Which is why ‘Stop Messing About’ at the Leicester Square Theatre is such a strange beast. Culled from the scripts which had been bound for ‘Round The Horne’ but which had hastily to be adapted on the sad passing of Kenneth Horne, from more or less the same authors, but having none of the freshness, appeal, or ready-made audience of ‘Horne’, we are told the radio show didn’t really work when transmitted – largely due to the need for Kenneth Williams to switch from being a reactive performer, as he had been in ‘Round The Horne’ to carrying the show. On the basis of what I saw at Wednesday Evening’s performance it was easy to see why.
The ‘show within a show’ USP which was so appealing before, has become a limp coat-hanger on which to hang a series of almost painfully unfunny sketches – the one exception being the Judge, Sir Inigo Parchmutter - and performances of such un-nuanced grotesquery, that I wonder what the director, Michael Kingsbury, thought he was doing.

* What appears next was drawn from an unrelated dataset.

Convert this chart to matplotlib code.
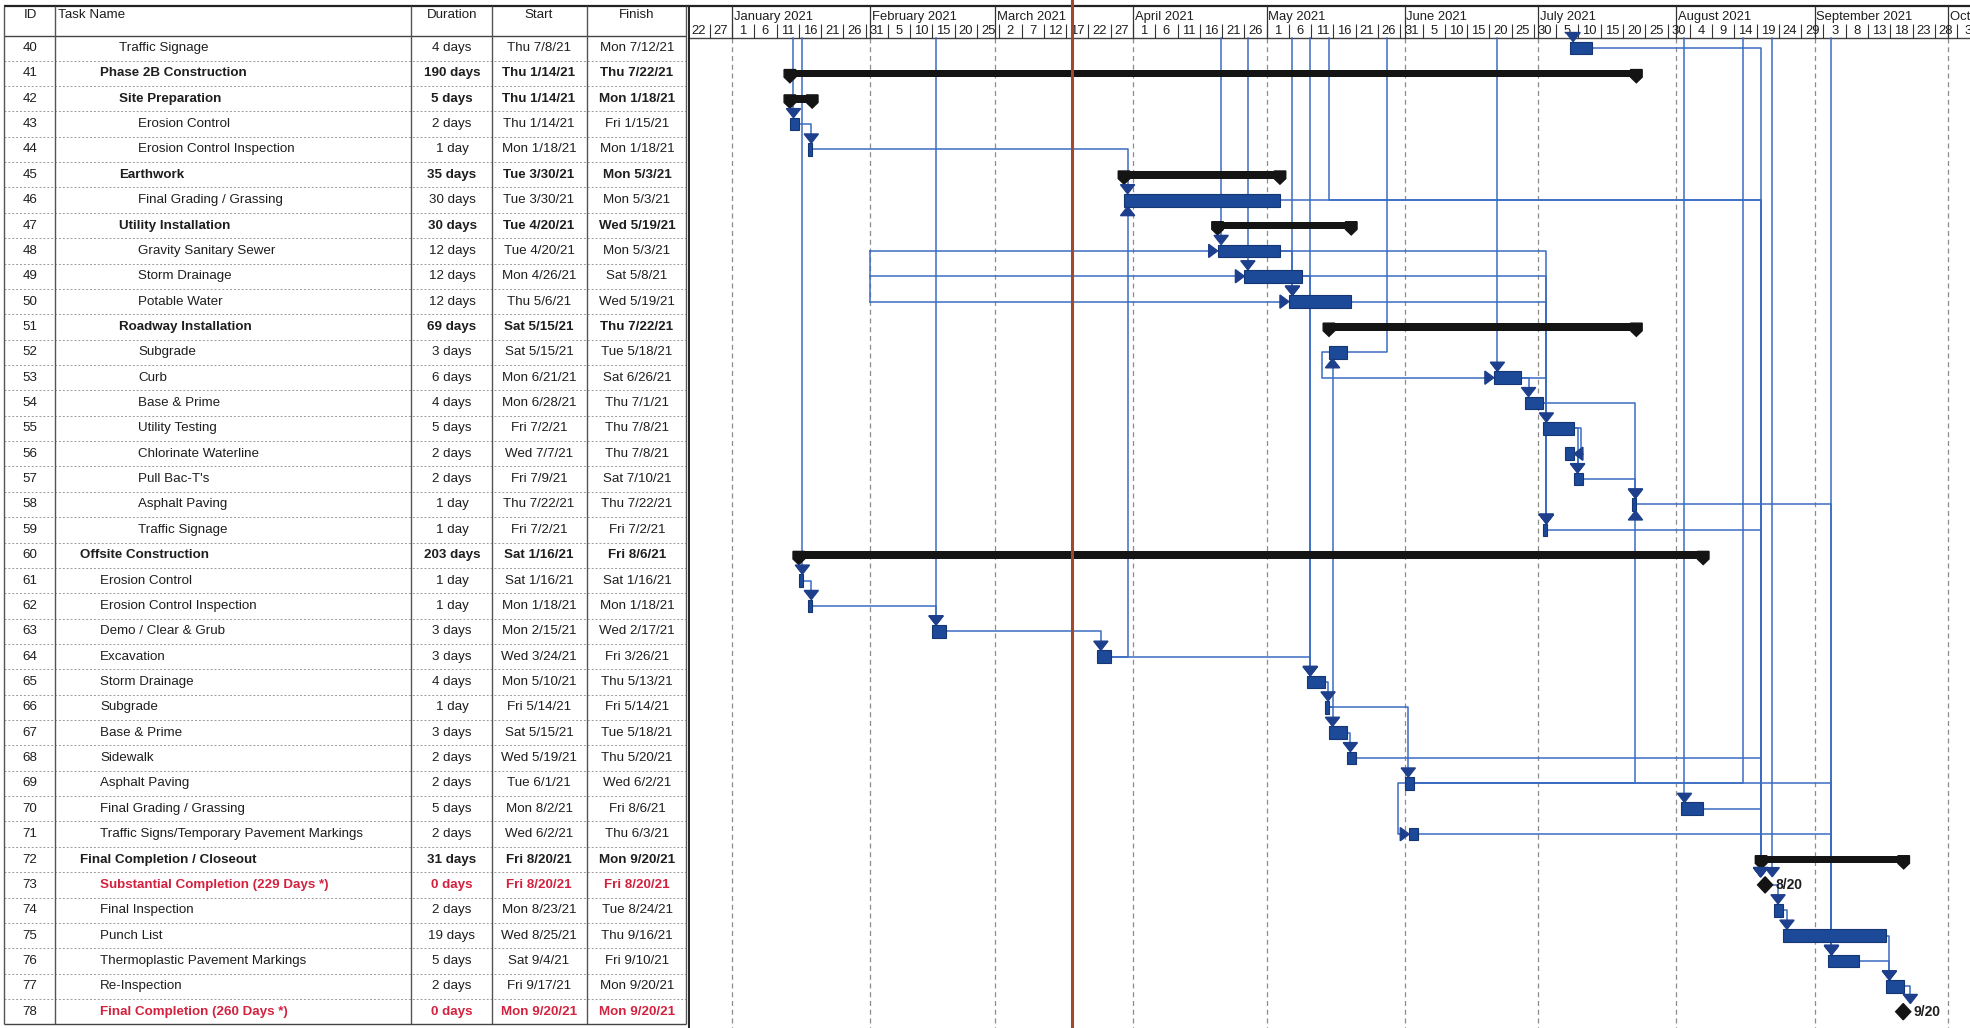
import matplotlib
matplotlib.use("Agg")
import matplotlib.pyplot as plt
import matplotlib.dates as mdates
from matplotlib.patches import Polygon
from datetime import datetime, timedelta

plt.rcParams['font.family'] = ['Liberation Sans', 'DejaVu Sans']

# ---------------- data read from the schedule ----------------
task_ids = list(range(40, 79))
task_names = [
    "Traffic Signage", "Phase 2B Construction", "Site Preparation", "Erosion Control",
    "Erosion Control Inspection", "Earthwork", "Final Grading / Grassing", "Utility Installation",
    "Gravity Sanitary Sewer", "Storm Drainage", "Potable Water", "Roadway Installation",
    "Subgrade", "Curb", "Base & Prime", "Utility Testing", "Chlorinate Waterline", "Pull Bac-T's",
    "Asphalt Paving", "Traffic Signage", "Offsite Construction", "Erosion Control",
    "Erosion Control Inspection", "Demo / Clear & Grub", "Excavation", "Storm Drainage",
    "Subgrade", "Base & Prime", "Sidewalk", "Asphalt Paving", "Final Grading / Grassing",
    "Traffic Signs/Temporary Pavement Markings", "Final Completion / Closeout",
    "Substantial Completion (229 Days *)", "Final Inspection", "Punch List",
    "Thermoplastic Pavement Markings", "Re-Inspection", "Final Completion (260 Days *)",
]
durations = [
    "4 days", "190 days", "5 days", "2 days", "1 day", "35 days", "30 days", "30 days",
    "12 days", "12 days", "12 days", "69 days", "3 days", "6 days", "4 days", "5 days",
    "2 days", "2 days", "1 day", "1 day", "203 days", "1 day", "1 day", "3 days", "3 days",
    "4 days", "1 day", "3 days", "2 days", "2 days", "5 days", "2 days", "31 days", "0 days",
    "2 days", "19 days", "5 days", "2 days", "0 days",
]
start_txt = [
    "Thu 7/8/21", "Thu 1/14/21", "Thu 1/14/21", "Thu 1/14/21", "Mon 1/18/21", "Tue 3/30/21",
    "Tue 3/30/21", "Tue 4/20/21", "Tue 4/20/21", "Mon 4/26/21", "Thu 5/6/21", "Sat 5/15/21",
    "Sat 5/15/21", "Mon 6/21/21", "Mon 6/28/21", "Fri 7/2/21", "Wed 7/7/21", "Fri 7/9/21",
    "Thu 7/22/21", "Fri 7/2/21", "Sat 1/16/21", "Sat 1/16/21", "Mon 1/18/21", "Mon 2/15/21",
    "Wed 3/24/21", "Mon 5/10/21", "Fri 5/14/21", "Sat 5/15/21", "Wed 5/19/21", "Tue 6/1/21",
    "Mon 8/2/21", "Wed 6/2/21", "Fri 8/20/21", "Fri 8/20/21", "Mon 8/23/21", "Wed 8/25/21",
    "Sat 9/4/21", "Fri 9/17/21", "Mon 9/20/21",
]
finish_txt = [
    "Mon 7/12/21", "Thu 7/22/21", "Mon 1/18/21", "Fri 1/15/21", "Mon 1/18/21", "Mon 5/3/21",
    "Mon 5/3/21", "Wed 5/19/21", "Mon 5/3/21", "Sat 5/8/21", "Wed 5/19/21", "Thu 7/22/21",
    "Tue 5/18/21", "Sat 6/26/21", "Thu 7/1/21", "Thu 7/8/21", "Thu 7/8/21", "Sat 7/10/21",
    "Thu 7/22/21", "Fri 7/2/21", "Fri 8/6/21", "Sat 1/16/21", "Mon 1/18/21", "Wed 2/17/21",
    "Fri 3/26/21", "Thu 5/13/21", "Fri 5/14/21", "Tue 5/18/21", "Thu 5/20/21", "Wed 6/2/21",
    "Fri 8/6/21", "Thu 6/3/21", "Mon 9/20/21", "Fri 8/20/21", "Tue 8/24/21", "Thu 9/16/21",
    "Fri 9/10/21", "Mon 9/20/21", "Mon 9/20/21",
]
outline_level = [2, 1, 2, 3, 3, 2, 3, 2, 3, 3, 3, 2, 3, 3, 3, 3, 3, 3, 3, 3,
                 0, 1, 1, 1, 1, 1, 1, 1, 1, 1, 1, 1, 0, 1, 1, 1, 1, 1, 1]
summary_ids = [41, 42, 45, 47, 51, 60, 72]
milestone_ids = [73, 78]

# dependency links
fs_links = [(43, 44), (44, 46), (64, 46), (48, 50), (48, 59), (49, 59), (50, 59), (53, 59),
            (53, 54), (54, 55), (54, 58), (55, 57), (56, 57), (57, 58), (40, 73), (46, 73),
            (59, 73), (68, 73), (70, 73), (58, 76), (69, 76), (71, 76), (61, 62), (62, 63),
            (63, 64), (64, 65), (49, 65), (65, 66), (66, 67), (66, 52), (66, 69), (67, 68),
            (69, 58), (73, 74), (74, 75), (75, 77), (76, 77), (77, 78)]
ss_links = [(52, 53), (69, 71)]
ff_links = [(55, 56)]
# links coming from tasks on the previous page (date of the vertical, successor)
ext_in = [("2021-01-14", 43), ("2021-01-16", 61), ("2021-02-15", 63), ("2021-04-20", 48),
          ("2021-04-26", 49), ("2021-05-06", 50), ("2021-05-10", 65), ("2021-06-21", 53),
          ("2021-07-08", 40), ("2021-08-02", 70), ("2021-08-22", 73), ("2021-09-04", 76)]
ext_via = [("2021-05-15", 46, 73)]
ext_out = [(52, "2021-05-28"), (69, "2021-08-16")]
bracket = ("2021-02-01", [48, 49, 50])
seam_date = "2021-03-18 07:00"

month_labels = ["January 2021", "February 2021", "March 2021", "April 2021", "May 2021",
                "June 2021", "July 2021", "August 2021", "September 2021", "October 2021"]

# ---------------- layout ----------------
W, H = 1970, 1028
SPLIT = 688
ROW0, PITCH = 48.0, 25.36
PX_PER_DAY = 4.455


def ry(px):
    return (px - ROW0) / PITCH


def parse(s):
    m, d, y = s.split()[1].split('/')
    return datetime(2000 + int(y), int(m), int(d))


def dn(s):
    return mdates.date2num(datetime.fromisoformat(s))


row = {t: i for i, t in enumerate(task_ids)}
start = {t: mdates.date2num(parse(s)) for t, s in zip(task_ids, start_txt)}
end = {t: mdates.date2num(parse(s) + timedelta(days=1)) for t, s in zip(task_ids, finish_txt)}

TXT = '#1e1e1e'
RED = '#d2223f'
BAR = '#1c4a99'
BAR_EDGE = '#143672'
LINK = '#3a6cc2'
ARROW = '#1d3f8c'
GRID = '#8c8c8c'

fig = plt.figure(figsize=(W / 100, H / 100), dpi=100)
axt = fig.add_axes([0, 0, SPLIT / W, 1])
axg = fig.add_axes([SPLIT / W, 0, 1 - SPLIT / W, 1])
for ax in (axt, axg):
    ax.set_ylim(ry(H), ry(0))
    ax.axis('off')
axt.set_xlim(0, SPLIT)
jan1 = mdates.date2num(datetime(2021, 1, 1))
gx0 = jan1 - (732 - SPLIT) / PX_PER_DAY
axg.set_xlim(gx0, gx0 + (W - SPLIT) / PX_PER_DAY)

# ---------------- table ----------------
FS = 9.6
indent = {0: 80, 1: 100, 2: 119, 3: 138}
col_lines = [4, 55, 411, 492, 587, 686]
last = len(task_ids) - 1
axt.hlines(ry(6), 4, SPLIT, color='#222', lw=1.6)
axt.hlines(ry(35.5), 4, 686, color='#444', lw=1.0)
axt.hlines([i + 0.5 for i in range(last)], 4, 686, color='#9a9a9a', lw=0.7,
           linestyles=(0, (2, 2)))
axt.hlines(last + 0.5, 4, 686, color='#444', lw=1.0)
axt.vlines(col_lines, ry(6), last + 0.5, color='#555', lw=1.0)

hy = ry(15)
axt.text(30, hy, "ID", ha='center', va='center', fontsize=9.6, color=TXT)
axt.text(58, hy, "Task Name", ha='left', va='center', fontsize=9.6, color=TXT)
axt.text(452, hy, "Duration", ha='center', va='center', fontsize=9.6, color=TXT)
axt.text(539, hy, "Start", ha='center', va='center', fontsize=9.6, color=TXT)
axt.text(637, hy, "Finish", ha='center', va='center', fontsize=9.6, color=TXT)

for i, t in enumerate(task_ids):
    bold = t in summary_ids or t in milestone_ids
    col = RED if t in milestone_ids else TXT
    fw = 'bold' if bold else 'normal'
    axt.text(30, i, str(t), ha='center', va='center', fontsize=FS, color=TXT)
    axt.text(indent[outline_level[i]], i, task_names[i], ha='left', va='center',
             fontsize=FS, color=col, fontweight=fw)
    axt.text(452, i, durations[i], ha='center', va='center', fontsize=FS, color=col, fontweight=fw)
    axt.text(539, i, start_txt[i], ha='center', va='center', fontsize=FS, color=col, fontweight=fw)
    axt.text(637, i, finish_txt[i], ha='center', va='center', fontsize=FS, color=col, fontweight=fw)

# ---------------- gantt header ----------------
month_starts = [mdates.date2num(datetime(2021, m, 1)) for m in range(1, 11)]
tick = datetime(2020, 12, 22)
ticks = []
while tick < datetime(2021, 10, 12):
    ticks.append(tick)
    tick += timedelta(days=5)
HB = ry(37.5)
axg.axhline(ry(6), color='#222', lw=1.6)
axg.axhline(HB, color='#444', lw=1.0)
axg.vlines(axg.get_xlim()[0] + 0.2, ry(6), ry(H), color='#222', lw=1.4)
axg.vlines(month_starts, ry(6), HB, color='#333', lw=0.9)
axg.vlines([mdates.date2num(t) for t in ticks], ry(24), HB, color='#333', lw=0.8)
for ms, lab in zip(month_starts, month_labels):
    axg.text(ms + 0.4, ry(17), lab, ha='left', va='center', fontsize=9.4, color=TXT,
             clip_on=True)
for t in ticks:
    axg.text(mdates.date2num(t) + 2.5, ry(31), str(t.day), ha='center', va='center',
             fontsize=9.4, color=TXT, clip_on=True)

# month grid in the body
axg.vlines(month_starts, HB, ry(H), color=GRID, lw=0.9, linestyles=(0, (4, 3)), zorder=1)

# ---------------- links ----------------
BH, SH, CAP, CW = 0.5, 0.3, 0.22, 1.3
MW, MH = 1.7, 0.32
AW, AL = 1.6, 0.36
HL, HW = 2.0, 0.26
OFF = 0.8


def seg(xs, ys):
    axg.plot(xs, ys, color=LINK, lw=1.1, zorder=3, solid_joinstyle='round')


def arrow(x, y, d):
    if d == 'down':
        pts = [(x - AW, y - AL), (x + AW, y - AL), (x, y)]
    elif d == 'up':
        pts = [(x - AW, y + AL), (x + AW, y + AL), (x, y)]
    elif d == 'right':
        pts = [(x - HL, y - HW), (x - HL, y + HW), (x, y)]
    else:
        pts = [(x + HL, y - HW), (x + HL, y + HW), (x, y)]
    axg.add_patch(Polygon(pts, closed=True, color=ARROW, zorder=6))


def half(t):
    return MH if t in milestone_ids else BH / 2


def exit_x(t):
    return end[t] - 0.1 + MW if t in milestone_ids else end[t]


def mid_x(t):
    return end[t] - 0.1


for p, s in fs_links:
    xa, ya = exit_x(p), row[p]
    if s in milestone_ids:
        xb = max(mid_x(s) - 1.0, xa + 1.5)
    else:
        xb = max(start[s] + OFF, xa + 0.8)
    if row[s] > row[p]:
        yb = row[s] - half(s)
        seg([xa, xb, xb], [ya, ya, yb - AL])
        arrow(xb, yb, 'down')
    else:
        yb = row[s] + half(s)
        seg([xa, xb, xb], [ya, ya, yb + AL])
        arrow(xb, yb, 'up')

for p, s in ss_links:
    xl = start[p] - 1.5
    seg([start[p], xl, xl, start[s] - HL], [row[p], row[p], row[s], row[s]])
    arrow(start[s], row[s], 'right')

for p, s in ff_links:
    xr = max(end[p], end[s]) + 1.5
    seg([end[p], xr, xr, end[s] + HL], [row[p], row[p], row[s], row[s]])
    arrow(end[s], row[s], 'left')

bx = dn(bracket[0])
seg([bx, bx], [row[bracket[1][0]], row[bracket[1][-1]]])
for t in bracket[1]:
    seg([bx, start[t] - HL], [row[t], row[t]])
    arrow(start[t], row[t], 'right')

for d, s in ext_in:
    x = dn(d) + (OFF if s not in milestone_ids else 0.5)
    yb = row[s] - half(s)
    seg([x, x], [HB, yb - AL])
    arrow(x, yb, 'down')

for d, r, s in ext_via:
    x = dn(d)
    xb = mid_x(s) - 1.0
    seg([x, x, xb, xb], [HB, row[r], row[r], row[s] - half(s) - AL])

for p, d in ext_out:
    x = dn(d)
    seg([end[p], x, x], [row[p], row[p], HB])

# ---------------- bars ----------------
tasks = [t for t in task_ids if t not in summary_ids and t not in milestone_ids]
axg.barh([row[t] for t in tasks], [end[t] - start[t] for t in tasks],
         left=[start[t] for t in tasks], height=BH, color=BAR, edgecolor=BAR_EDGE,
         lw=0.8, zorder=5)

axg.barh([row[t] for t in summary_ids], [end[t] - start[t] for t in summary_ids],
         left=[start[t] for t in summary_ids], height=SH, color='#141414', zorder=5)
for t in summary_ids:
    yt, yb = row[t] - SH / 2, row[t] + SH / 2
    for xc in (start[t], end[t]):
        cap = [(xc - CW, yt), (xc + CW, yt), (xc + CW, yb), (xc, yb + CAP), (xc - CW, yb)]
        axg.add_patch(Polygon(cap, closed=True, color='#141414', zorder=5))

for t in milestone_ids:
    xm, y = mid_x(t), row[t]
    axg.add_patch(Polygon([(xm - MW, y), (xm, y - MH), (xm + MW, y), (xm, y + MH)],
                          closed=True, color='#141414', zorder=7))
    f = parse(finish_txt[row[t]])
    axg.text(xm + 2.4, y, f"{f.month}/{f.day}", ha='left', va='center', fontsize=10,
             fontweight='bold', color=TXT, zorder=7)

# page seam of the scanned print
axg.axvline(dn(seam_date), color='#a3472d', lw=2.2, zorder=8)

fig.savefig("out.png", dpi=100)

Of the five performers on stage, the sound man, Keith Wickham, Kenneth Williams played by Robin Sebastian, Joan Sims played by Emma Atkins, Hugh Paddick Nigel Harrison, and the announcer, Douglas Smith played by Charles Armstrong, the only one who can truly be said to come out if the whole affair with any dignity is Nigel Harrison (Paddick) who does at least have genuine comic timing.
Of the rest, Sebastian’s Williams was – after Michael Sheen’s deeply moving television portrayal – a caricature too far. Armstrong as the announcer was suitably bland, though underused, and as for ‘Joan Sims’ – well, what can I say. It was some woman in a blond wig who, had I not been told was supposed to be Joan Sims could have been anyone from Pauline Calf to Margaret Beckett, such was the lack of any definable persona.
You can gauge a lot from how a performance is viewed by speaking to the front of house staff. Sometimes they’re charmingly kind, sometimes endearingly off-message with regard to whatever’s currently filling the house. After speaking to the staff at the Leicester Square Theatre, I can only suggest that maybe the production team ought to put some money behind the bar to try to regain the respect of these unsung ambassadors for the show.
All in all, I came out feeling slightly grubby. Like I’d been mugged. Please, surprise us and give us something original. A classic is only a classic if it was any good to begin with. The worked out seam from which this show was mined was certainly not a classic when transmitted, and is not a classic now, whatever gimmick you use to dress it up in.